Clarke’s feelings about the shoot were mixed. In Michael Auder’s CHRONICLES: FAMILY DIARIES I, screened as part of the retrospective, Clarke can be heard, barely, reminiscing about the experience: “Anyone can tell she’s a dyke, she just doesn’t want… loved Jacques romantically… they were not talking about the film in order to save their marriage… I told her, you have to score some drugs for Viva, it’s called being nice to your star..”

As the great Roscoe Lee Brown listens sympathetically.


7 Responses to ““Why do they always shoot Kennedy?””

  1. Well yes she’s the butchest thing on two legs. And yes she loved Jacques romantically — and Jacques was gay and died of AIDS. (Their son has accepted that fact, which was why he starred in Jeanne and the Perfect Guy — as a tribute to his father.) But she hasn’t.

    Really love Lion’s Love. A minority opinion I know. Clearly Viva is an acquired taste. But I’ve always adored her. She lives in L.A. now and hangs with Gore Vidal a great deal. I know he finds her tons of fun.

    I always thought the suicide-faking scene to be incredibly funny. And as for cribbing from Chytilova, Agnes is getting her own back. Do you know Les Creatures ?

  2. Haven’t seen Les Creatures but it sounds lovely. An influence on Daisies, you reckon? It’s terrible that so few Vardas are available — I assumed there was a widespread desire to explore the work of prominent female filmmakers, but Clarke and Varda are seriously underrepresented.
    However: http://www.synergeticpress.com/video.html#orn

  3. Oh that’s great news! Ornette: Made in America was Shirley’s last film. It’s barely known at all and quite innovative as a documentary portrait. Very loose and funny with all sorts of fabulous things in it — like a cartoon in which Coleman takes a trip to the Moon.

  4. I really liked Ornette and wondered if Todd Haynes had seen it before making the Dylan pic….

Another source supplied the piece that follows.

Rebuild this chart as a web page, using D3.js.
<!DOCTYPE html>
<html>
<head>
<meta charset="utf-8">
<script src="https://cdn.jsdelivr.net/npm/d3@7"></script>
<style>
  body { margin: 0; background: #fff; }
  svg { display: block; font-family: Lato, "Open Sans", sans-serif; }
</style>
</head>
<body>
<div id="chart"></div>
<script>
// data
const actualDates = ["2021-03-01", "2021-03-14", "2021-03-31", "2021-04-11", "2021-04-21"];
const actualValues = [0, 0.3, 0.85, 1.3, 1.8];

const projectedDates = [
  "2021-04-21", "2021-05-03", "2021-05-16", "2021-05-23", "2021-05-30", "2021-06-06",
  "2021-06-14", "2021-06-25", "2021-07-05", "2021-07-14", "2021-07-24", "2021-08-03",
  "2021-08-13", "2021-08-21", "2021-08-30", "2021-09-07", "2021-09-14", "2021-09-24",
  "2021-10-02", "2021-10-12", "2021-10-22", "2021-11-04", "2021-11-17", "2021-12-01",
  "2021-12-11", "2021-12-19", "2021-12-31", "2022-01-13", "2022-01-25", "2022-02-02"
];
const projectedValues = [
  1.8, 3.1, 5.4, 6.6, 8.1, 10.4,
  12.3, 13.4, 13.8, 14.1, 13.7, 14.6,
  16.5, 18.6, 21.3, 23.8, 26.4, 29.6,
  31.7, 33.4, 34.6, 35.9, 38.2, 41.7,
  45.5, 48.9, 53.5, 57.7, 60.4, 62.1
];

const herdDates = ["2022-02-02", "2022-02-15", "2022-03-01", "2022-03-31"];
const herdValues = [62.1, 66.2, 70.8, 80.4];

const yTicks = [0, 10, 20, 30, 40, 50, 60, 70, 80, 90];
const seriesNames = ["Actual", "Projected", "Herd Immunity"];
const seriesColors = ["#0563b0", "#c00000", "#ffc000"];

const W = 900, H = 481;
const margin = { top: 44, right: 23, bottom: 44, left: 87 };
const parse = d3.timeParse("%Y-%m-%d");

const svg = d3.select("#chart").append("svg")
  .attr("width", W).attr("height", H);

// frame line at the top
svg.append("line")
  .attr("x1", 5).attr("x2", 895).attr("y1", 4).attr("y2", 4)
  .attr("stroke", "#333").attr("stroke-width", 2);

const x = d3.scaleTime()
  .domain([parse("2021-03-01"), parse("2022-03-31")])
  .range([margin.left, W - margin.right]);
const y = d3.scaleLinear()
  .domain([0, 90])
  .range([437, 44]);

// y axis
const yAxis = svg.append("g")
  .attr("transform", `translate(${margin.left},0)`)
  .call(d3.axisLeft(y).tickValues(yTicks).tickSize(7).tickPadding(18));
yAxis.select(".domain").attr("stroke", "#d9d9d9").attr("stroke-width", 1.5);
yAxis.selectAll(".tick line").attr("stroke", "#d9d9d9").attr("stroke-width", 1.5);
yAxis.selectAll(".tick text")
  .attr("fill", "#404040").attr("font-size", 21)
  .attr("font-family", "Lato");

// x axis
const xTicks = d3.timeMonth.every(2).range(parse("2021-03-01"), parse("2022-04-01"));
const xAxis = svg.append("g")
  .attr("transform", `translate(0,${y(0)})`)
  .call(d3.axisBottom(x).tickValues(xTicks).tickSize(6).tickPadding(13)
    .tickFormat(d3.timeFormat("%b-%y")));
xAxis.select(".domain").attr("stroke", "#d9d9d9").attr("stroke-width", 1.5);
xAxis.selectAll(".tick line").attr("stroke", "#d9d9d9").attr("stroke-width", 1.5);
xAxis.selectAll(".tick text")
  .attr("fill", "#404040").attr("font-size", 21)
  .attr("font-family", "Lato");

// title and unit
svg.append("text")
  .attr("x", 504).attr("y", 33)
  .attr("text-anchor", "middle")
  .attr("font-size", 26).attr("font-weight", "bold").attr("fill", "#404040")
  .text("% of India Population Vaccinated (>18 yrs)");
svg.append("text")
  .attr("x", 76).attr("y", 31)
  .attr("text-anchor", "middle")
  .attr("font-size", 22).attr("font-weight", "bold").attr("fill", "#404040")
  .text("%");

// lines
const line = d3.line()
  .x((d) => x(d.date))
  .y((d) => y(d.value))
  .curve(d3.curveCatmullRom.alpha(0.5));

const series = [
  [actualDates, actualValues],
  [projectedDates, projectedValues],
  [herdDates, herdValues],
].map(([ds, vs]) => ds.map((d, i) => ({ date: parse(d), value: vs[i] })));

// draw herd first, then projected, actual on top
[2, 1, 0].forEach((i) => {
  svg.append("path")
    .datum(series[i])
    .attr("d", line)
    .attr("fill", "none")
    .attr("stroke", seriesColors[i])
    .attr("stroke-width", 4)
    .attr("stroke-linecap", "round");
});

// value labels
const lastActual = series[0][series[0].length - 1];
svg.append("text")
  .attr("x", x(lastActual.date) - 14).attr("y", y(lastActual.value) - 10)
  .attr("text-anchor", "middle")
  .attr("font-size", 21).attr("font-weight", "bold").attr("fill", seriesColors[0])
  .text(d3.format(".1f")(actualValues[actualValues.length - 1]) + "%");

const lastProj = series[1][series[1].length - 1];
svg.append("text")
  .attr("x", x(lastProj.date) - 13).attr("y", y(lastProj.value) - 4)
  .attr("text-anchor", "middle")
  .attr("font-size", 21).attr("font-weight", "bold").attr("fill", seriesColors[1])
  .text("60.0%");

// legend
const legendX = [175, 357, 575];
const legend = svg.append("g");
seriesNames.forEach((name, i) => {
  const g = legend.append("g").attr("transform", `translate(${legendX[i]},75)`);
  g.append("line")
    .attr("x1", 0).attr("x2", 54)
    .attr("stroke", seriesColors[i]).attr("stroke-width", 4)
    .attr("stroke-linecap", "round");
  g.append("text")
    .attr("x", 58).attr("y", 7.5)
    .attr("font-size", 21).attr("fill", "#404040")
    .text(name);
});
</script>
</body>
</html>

    Damn wish I’d seen Lions Love -this seems to be my festival to miss stuff. But did make The Cool World today. Fantastic. I’d like to see it again now with fewer people scrunching sandwich wrappers around me. I wanted to slow it down and drink in this vanished world.

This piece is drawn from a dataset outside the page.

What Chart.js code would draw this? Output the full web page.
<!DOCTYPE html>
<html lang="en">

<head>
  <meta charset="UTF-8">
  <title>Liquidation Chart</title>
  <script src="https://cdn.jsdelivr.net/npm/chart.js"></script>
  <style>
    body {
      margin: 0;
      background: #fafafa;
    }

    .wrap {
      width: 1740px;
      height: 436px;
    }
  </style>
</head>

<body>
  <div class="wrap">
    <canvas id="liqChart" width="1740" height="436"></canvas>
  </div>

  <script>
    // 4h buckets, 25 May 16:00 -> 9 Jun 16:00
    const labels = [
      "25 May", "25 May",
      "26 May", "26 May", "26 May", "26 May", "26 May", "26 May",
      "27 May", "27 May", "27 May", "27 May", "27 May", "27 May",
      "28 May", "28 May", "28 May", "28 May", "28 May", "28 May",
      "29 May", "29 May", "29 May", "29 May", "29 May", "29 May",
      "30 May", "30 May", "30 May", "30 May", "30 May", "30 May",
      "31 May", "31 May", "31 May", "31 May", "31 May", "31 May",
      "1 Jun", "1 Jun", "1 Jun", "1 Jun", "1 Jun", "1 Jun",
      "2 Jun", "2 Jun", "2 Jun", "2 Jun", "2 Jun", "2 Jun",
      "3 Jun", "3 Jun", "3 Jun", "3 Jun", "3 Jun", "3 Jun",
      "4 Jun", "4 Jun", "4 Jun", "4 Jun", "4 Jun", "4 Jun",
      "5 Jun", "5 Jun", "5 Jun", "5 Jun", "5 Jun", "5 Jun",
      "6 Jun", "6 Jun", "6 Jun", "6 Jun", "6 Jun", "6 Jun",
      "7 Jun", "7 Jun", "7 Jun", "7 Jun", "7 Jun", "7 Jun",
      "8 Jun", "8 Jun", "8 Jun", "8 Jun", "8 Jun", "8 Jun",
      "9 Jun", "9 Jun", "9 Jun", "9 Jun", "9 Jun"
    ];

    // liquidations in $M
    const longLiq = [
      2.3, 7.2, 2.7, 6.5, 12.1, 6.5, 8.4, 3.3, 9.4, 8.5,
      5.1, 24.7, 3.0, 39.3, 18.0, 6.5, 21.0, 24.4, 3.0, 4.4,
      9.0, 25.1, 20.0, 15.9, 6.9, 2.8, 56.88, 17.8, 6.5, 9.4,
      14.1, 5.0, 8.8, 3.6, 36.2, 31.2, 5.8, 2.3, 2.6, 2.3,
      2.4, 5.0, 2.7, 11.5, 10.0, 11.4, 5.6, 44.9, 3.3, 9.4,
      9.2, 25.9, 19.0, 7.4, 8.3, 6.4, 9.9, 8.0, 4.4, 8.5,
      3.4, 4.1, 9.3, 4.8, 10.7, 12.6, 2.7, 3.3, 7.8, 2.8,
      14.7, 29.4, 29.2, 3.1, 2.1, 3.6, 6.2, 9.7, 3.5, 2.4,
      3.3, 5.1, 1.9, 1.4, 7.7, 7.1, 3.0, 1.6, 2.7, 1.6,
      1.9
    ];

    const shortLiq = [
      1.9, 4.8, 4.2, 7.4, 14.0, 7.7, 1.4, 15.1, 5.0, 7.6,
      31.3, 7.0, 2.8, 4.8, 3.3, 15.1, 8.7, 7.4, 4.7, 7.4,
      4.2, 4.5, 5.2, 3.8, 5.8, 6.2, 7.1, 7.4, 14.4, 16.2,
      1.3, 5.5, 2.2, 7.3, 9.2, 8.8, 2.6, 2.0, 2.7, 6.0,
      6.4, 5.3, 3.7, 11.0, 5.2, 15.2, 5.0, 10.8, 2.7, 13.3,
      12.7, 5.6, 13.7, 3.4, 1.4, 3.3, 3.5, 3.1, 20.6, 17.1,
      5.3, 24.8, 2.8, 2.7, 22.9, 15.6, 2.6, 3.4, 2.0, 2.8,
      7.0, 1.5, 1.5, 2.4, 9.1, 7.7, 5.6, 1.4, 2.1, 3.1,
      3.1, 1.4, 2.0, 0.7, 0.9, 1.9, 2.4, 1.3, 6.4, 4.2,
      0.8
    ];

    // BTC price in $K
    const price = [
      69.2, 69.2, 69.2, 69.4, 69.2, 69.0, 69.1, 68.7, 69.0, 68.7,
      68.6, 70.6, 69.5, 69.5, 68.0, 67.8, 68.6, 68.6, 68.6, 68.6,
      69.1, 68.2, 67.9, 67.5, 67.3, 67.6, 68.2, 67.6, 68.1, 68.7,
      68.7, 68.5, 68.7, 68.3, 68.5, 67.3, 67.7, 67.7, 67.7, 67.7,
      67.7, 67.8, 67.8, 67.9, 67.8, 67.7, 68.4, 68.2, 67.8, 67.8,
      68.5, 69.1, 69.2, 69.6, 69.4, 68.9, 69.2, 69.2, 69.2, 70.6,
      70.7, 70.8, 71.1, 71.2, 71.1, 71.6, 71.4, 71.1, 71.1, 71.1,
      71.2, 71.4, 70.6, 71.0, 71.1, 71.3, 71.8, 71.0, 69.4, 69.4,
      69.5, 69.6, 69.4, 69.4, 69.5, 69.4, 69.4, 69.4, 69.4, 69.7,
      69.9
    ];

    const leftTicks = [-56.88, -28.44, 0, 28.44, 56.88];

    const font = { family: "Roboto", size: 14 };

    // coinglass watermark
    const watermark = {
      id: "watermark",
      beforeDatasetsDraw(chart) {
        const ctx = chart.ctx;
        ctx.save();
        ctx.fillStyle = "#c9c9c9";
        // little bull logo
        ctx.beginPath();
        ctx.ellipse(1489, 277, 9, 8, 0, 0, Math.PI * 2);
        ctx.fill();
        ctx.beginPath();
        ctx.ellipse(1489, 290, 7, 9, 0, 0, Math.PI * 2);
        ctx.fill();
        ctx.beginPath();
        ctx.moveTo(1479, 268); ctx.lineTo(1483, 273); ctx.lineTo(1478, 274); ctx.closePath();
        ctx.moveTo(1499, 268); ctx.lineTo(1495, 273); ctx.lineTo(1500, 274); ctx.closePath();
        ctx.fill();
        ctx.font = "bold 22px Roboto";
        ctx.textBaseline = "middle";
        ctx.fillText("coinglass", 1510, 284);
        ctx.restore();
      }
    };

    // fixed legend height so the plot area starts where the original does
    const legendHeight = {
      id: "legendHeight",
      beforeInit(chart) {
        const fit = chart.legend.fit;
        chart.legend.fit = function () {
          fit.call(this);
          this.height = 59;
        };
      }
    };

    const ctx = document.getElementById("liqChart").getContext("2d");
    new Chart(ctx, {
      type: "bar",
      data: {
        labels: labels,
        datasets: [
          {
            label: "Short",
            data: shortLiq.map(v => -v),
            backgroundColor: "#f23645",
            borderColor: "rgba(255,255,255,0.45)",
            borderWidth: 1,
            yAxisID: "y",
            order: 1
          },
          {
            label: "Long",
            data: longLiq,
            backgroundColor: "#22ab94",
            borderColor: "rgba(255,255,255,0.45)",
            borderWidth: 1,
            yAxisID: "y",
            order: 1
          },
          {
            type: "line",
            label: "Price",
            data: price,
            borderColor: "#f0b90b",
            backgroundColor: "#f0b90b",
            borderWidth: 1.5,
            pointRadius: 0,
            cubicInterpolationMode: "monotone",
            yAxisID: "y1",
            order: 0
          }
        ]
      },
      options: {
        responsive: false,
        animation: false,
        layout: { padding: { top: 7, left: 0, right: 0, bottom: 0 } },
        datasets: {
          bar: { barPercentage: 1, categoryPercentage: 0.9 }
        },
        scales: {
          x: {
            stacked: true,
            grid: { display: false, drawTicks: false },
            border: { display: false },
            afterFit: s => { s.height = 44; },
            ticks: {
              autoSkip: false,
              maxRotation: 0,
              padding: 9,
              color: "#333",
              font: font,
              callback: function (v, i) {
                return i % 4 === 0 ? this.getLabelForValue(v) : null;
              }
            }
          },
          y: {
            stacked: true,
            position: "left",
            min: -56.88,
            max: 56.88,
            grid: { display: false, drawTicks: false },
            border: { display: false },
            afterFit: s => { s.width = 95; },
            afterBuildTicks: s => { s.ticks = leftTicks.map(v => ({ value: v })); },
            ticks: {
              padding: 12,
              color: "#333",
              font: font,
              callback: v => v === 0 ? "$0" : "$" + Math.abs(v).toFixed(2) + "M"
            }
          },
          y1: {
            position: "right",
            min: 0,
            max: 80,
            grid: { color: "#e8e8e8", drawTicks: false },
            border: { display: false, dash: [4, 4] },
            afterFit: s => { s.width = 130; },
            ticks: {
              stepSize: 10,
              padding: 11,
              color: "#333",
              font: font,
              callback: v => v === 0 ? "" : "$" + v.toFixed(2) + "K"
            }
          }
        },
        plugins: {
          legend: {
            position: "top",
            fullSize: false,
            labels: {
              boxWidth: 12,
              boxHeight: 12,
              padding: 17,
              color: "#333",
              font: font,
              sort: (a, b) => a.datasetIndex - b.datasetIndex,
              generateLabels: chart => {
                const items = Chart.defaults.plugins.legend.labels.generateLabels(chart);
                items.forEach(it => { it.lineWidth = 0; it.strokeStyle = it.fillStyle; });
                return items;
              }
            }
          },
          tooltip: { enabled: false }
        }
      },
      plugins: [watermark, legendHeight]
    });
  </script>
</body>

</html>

  5. Actually, as of the release of the ‘Varda tous courts’ set in France, there’s actually a hell of a lot of Varda available now. All have optional English subtitles. The rundown:

    -O saisons ô châteaux [O Seasons, O Castles] (1957)

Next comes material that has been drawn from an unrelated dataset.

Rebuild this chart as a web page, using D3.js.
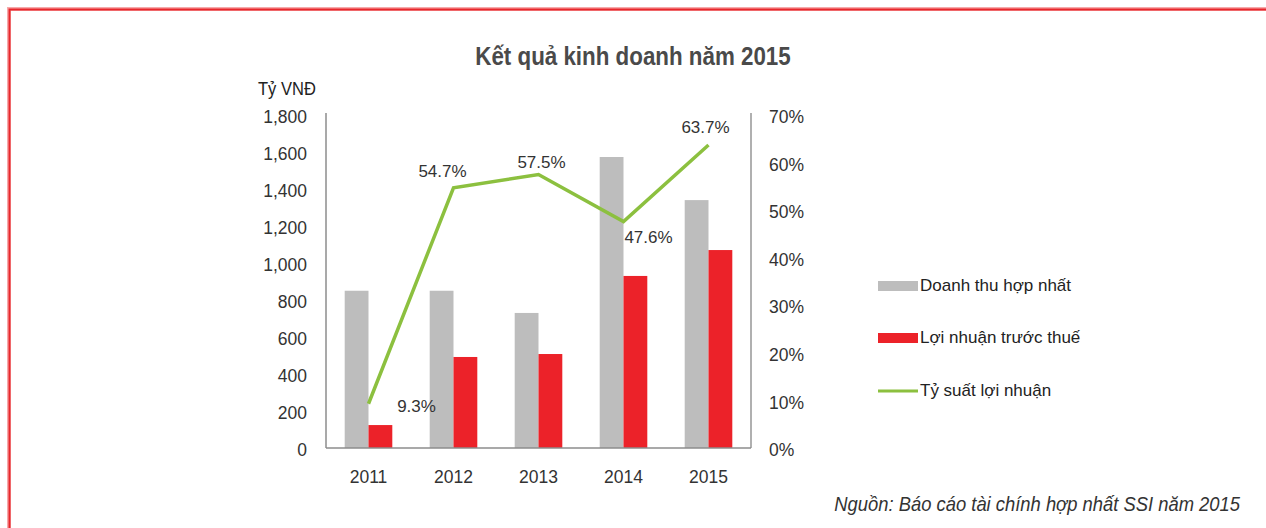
<!DOCTYPE html>
<html>
<head>
<meta charset="utf-8">
<script src="https://cdn.jsdelivr.net/npm/d3@7"></script>
<style>
  html, body { margin: 0; padding: 0; background: #fff; }
  svg { display: block; }
  text { font-family: "Liberation Sans", Arial, sans-serif; }
</style>
</head>
<body>
<svg id="chart" width="1266" height="528"></svg>
<script>
// Business results of SSI, 2011–2015
const years = ["2011", "2012", "2013", "2014", "2015"];
const revenue = [850, 850, 730, 1573, 1340];       // Doanh thu hợp nhất (tỷ VNĐ)
const profitBeforeTax = [124, 492, 508, 930, 1070]; // Lợi nhuận trước thuế (tỷ VNĐ)
const margin = [9.3, 54.7, 57.5, 47.6, 63.7];       // Tỷ suất lợi nhuận (%)
const leftTicks = [0, 200, 400, 600, 800, 1000, 1200, 1400, 1600, 1800];
const rightTicks = [0, 10, 20, 30, 40, 50, 60, 70];
const seriesNames = ["Doanh thu hợp nhất", "Lợi nhuận trước thuế", "Tỷ suất lợi nhuận"];

// label placement relative to each line point (dx, dy)
const labelOffsets = [[48, 4], [-11, -15], [3, -11], [25, 17], [-3, -16]];

const colors = { revenue: "#bdbdbd", profit: "#ec2229", margin: "#8cc03f", text: "#333" };

const svg = d3.select("#chart");

// horizontally condensed text, anchored at (x, y)
function condensedText(parent, x, y, sx, str) {
  return parent.append("g")
    .attr("transform", `translate(${x},${y}) scale(${sx},1)`)
    .append("text")
    .attr("x", 0).attr("y", 0)
    .text(str);
}

// frame
svg.append("path")
  .attr("d", "M9,528 V9 H1266")
  .attr("fill", "none").attr("stroke", "#f6a9ab").attr("stroke-width", 4);
svg.append("path")
  .attr("d", "M9.5,528 V9.5 H1266")
  .attr("fill", "none").attr("stroke", "#e8262b").attr("stroke-width", 2);

const plot = { left: 326, right: 751, top: 115, bottom: 448 };

const x = d3.scaleBand().domain(years).range([plot.left, plot.right]).paddingInner(0.44).paddingOuter(0.22);
const xSub = d3.scaleBand().domain(["rev", "pro"]).range([0, x.bandwidth()]);
const y = d3.scaleLinear().domain([0, 1800]).range([plot.bottom, plot.top]);
const yR = d3.scaleLinear().domain([0, 70]).range([plot.bottom, plot.top]);

// title
condensedText(svg, 633, 65, 0.86, "Kết quả kinh doanh năm 2015")
  .attr("text-anchor", "middle")
  .attr("font-size", 26).attr("font-weight", "bold")
  .attr("fill", "#4a4a4a");

condensedText(svg, 258, 95, 0.92, "Tỷ VNĐ")
  .attr("font-size", 18).attr("fill", "#222");

// bars
const g = svg.append("g");
years.forEach((yr, i) => {
  g.append("rect")
    .attr("x", x(yr) + xSub("rev")).attr("width", xSub.bandwidth())
    .attr("y", y(revenue[i])).attr("height", y(0) - y(revenue[i]))
    .attr("fill", colors.revenue);
  g.append("rect")
    .attr("x", x(yr) + xSub("pro")).attr("width", xSub.bandwidth())
    .attr("y", y(profitBeforeTax[i])).attr("height", y(0) - y(profitBeforeTax[i]))
    .attr("fill", colors.profit);
});

// axes
const axisStyle = sel => {
  sel.select(".domain").remove();
  sel.selectAll(".tick line").remove();
  sel.selectAll("text").attr("font-size", 17.5).attr("fill", colors.text)
    .attr("font-family", "'Liberation Sans', Arial, sans-serif");
};

svg.append("g")
  .attr("transform", `translate(${plot.left - 19},2)`)
  .call(d3.axisLeft(y).tickValues(leftTicks).tickSize(0).tickPadding(0).tickFormat(d3.format(",")))
  .call(axisStyle);

svg.append("g")
  .attr("transform", `translate(${plot.right + 18},2)`)
  .call(d3.axisRight(yR).tickValues(rightTicks).tickSize(0).tickPadding(0).tickFormat(d => d + "%"))
  .call(axisStyle);

svg.append("g")
  .attr("transform", `translate(0,${plot.bottom + 23})`)
  .call(d3.axisBottom(x).tickSize(0).tickPadding(0))
  .call(axisStyle);

// axis lines
svg.append("line")
  .attr("x1", plot.left).attr("x2", plot.left)
  .attr("y1", plot.top - 2).attr("y2", plot.bottom)
  .attr("stroke", "#8c8c8c").attr("stroke-width", 1.5);
svg.append("line")
  .attr("x1", plot.right).attr("x2", plot.right)
  .attr("y1", plot.top - 2).attr("y2", plot.bottom)
  .attr("stroke", "#b0b0b0").attr("stroke-width", 2);
svg.append("line")
  .attr("x1", plot.left).attr("x2", plot.right)
  .attr("y1", plot.bottom).attr("y2", plot.bottom)
  .attr("stroke", "#8c8c8c").attr("stroke-width", 1.5);

// margin line
const cx = d => x(d) + x.bandwidth() / 2;
const line = d3.line().x((d, i) => cx(years[i])).y(d => yR(d));
svg.append("path")
  .datum(margin)
  .attr("d", line)
  .attr("fill", "none")
  .attr("stroke", colors.margin)
  .attr("stroke-width", 3.5)
  .attr("stroke-linejoin", "miter");

svg.append("g").selectAll("text")
  .data(margin)
  .join("text")
  .attr("x", (d, i) => cx(years[i]) + labelOffsets[i][0])
  .attr("y", (d, i) => yR(d) + labelOffsets[i][1])
  .attr("text-anchor", "middle")
  .attr("dominant-baseline", "middle")
  .attr("font-size", 17).attr("fill", colors.text)
  .text(d => d.toFixed(1) + "%");

// legend
const legend = svg.append("g").attr("transform", "translate(878,0)");
const legendRows = [
  { name: seriesNames[0], type: "rect", color: colors.revenue, y: 286 },
  { name: seriesNames[1], type: "rect", color: colors.profit, y: 338 },
  { name: seriesNames[2], type: "line", color: colors.margin, y: 391 }
];
legendRows.forEach(r => {
  if (r.type === "rect") {
    legend.append("rect").attr("x", 0).attr("y", r.y - 5).attr("width", 40).attr("height", 10).attr("fill", r.color);
  } else {
    legend.append("line").attr("x1", 0).attr("x2", 40).attr("y1", r.y).attr("y2", r.y)
      .attr("stroke", r.color).attr("stroke-width", 3);
  }
  legend.append("text")
    .attr("x", 42).attr("y", r.y + 1)
    .attr("dominant-baseline", "middle")
    .attr("font-size", 17).attr("fill", "#222")
    .text(r.name);
});

// source
condensedText(svg, 1240, 511, 0.92, "Nguồn: Báo cáo tài chính hợp nhất SSI năm 2015")
  .attr("text-anchor", "end")
  .attr("font-size", 20).attr("font-style", "italic")
  .attr("fill", "#333");
</script>
</body>
</html>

    -L’Opéra-Mouffe, carnet de notes filmées rue Mouffetard à Paris apr une femme enceinte en 1958 [The Opéra-Mouffe: Diary Filmed on the rue Mouffetard in Paris by a Pregnant Woman in 1958] (1958)

    -Du côté de la Côte [Along the Côte / Along the Coast] (1958)

    -Les Fiancés du Pont MacDonald, ou (Méfiez-vous des lunettes noires) [The Fiancés of the Pont MacDonald, or: (Beware of Dark Glasses)] (1961)

    -Elsa la rose [Elsa the Rose] (1965)

    -Uncle Yanco {French-Language Version} (1967)

    -Uncle Yanco {English-Language Version} (1967)

    -Black Panthers {French-Language Version} (1968)

    -Black Panthers {English-Language Version} (1968)

    -Réponse de femmes à une question produite par Antenne 2 pour le magazine ‘F. comme Femme’ [Womens’ Response to a Question Produced by the Magazine-Show ‘F. comme Femme’] (1975)

    -Plaisir d’amour en Iran [Giddy with Love in Iran] (1976)

    -Une minute pour une image [One Minute for One Image] (1983)

    -Les Dites cariatides [The So-Called Caryatids] (1984/2007)

    -7P., cuis., s. de b… [7 R., kitch., bthr…] (1984)

    -T’as de beaux escaliers, tu sais… [You’ve Got Some Beautiful Stairs, You Know…] (1986)

    -Le Lion volatil [The Vanishing Lion] (2003)

    -Cinévardaphoto {French-Language Version} (1963-2004)

    -Cinévardaphoto {English-Language Version} (1963-2004)

    -Présenté par Agnès [Presented by Agnès] {Sixteen Short Introduction Pieces to the Short Works} (2007)

    If you then consider all of the new works she’s created to accompany each of the DVD releases of her films, between 2003 and 2006 (and I assume more now, with the Ciné-Tamaris release this month of ‘Jacquot de Nantes’), that’s another 20+ works to add to the oeuvre, and now available.


  6. I wouldn’t be at all surprised if Todd knows Ornette: Made in America.

  7. Craig, that’s great news about the Varda set. I’m going to try and get Edinburgh College of Art’s library to order it. It’s the sort of thing they should have. And am definitely getting a copy of Ornette.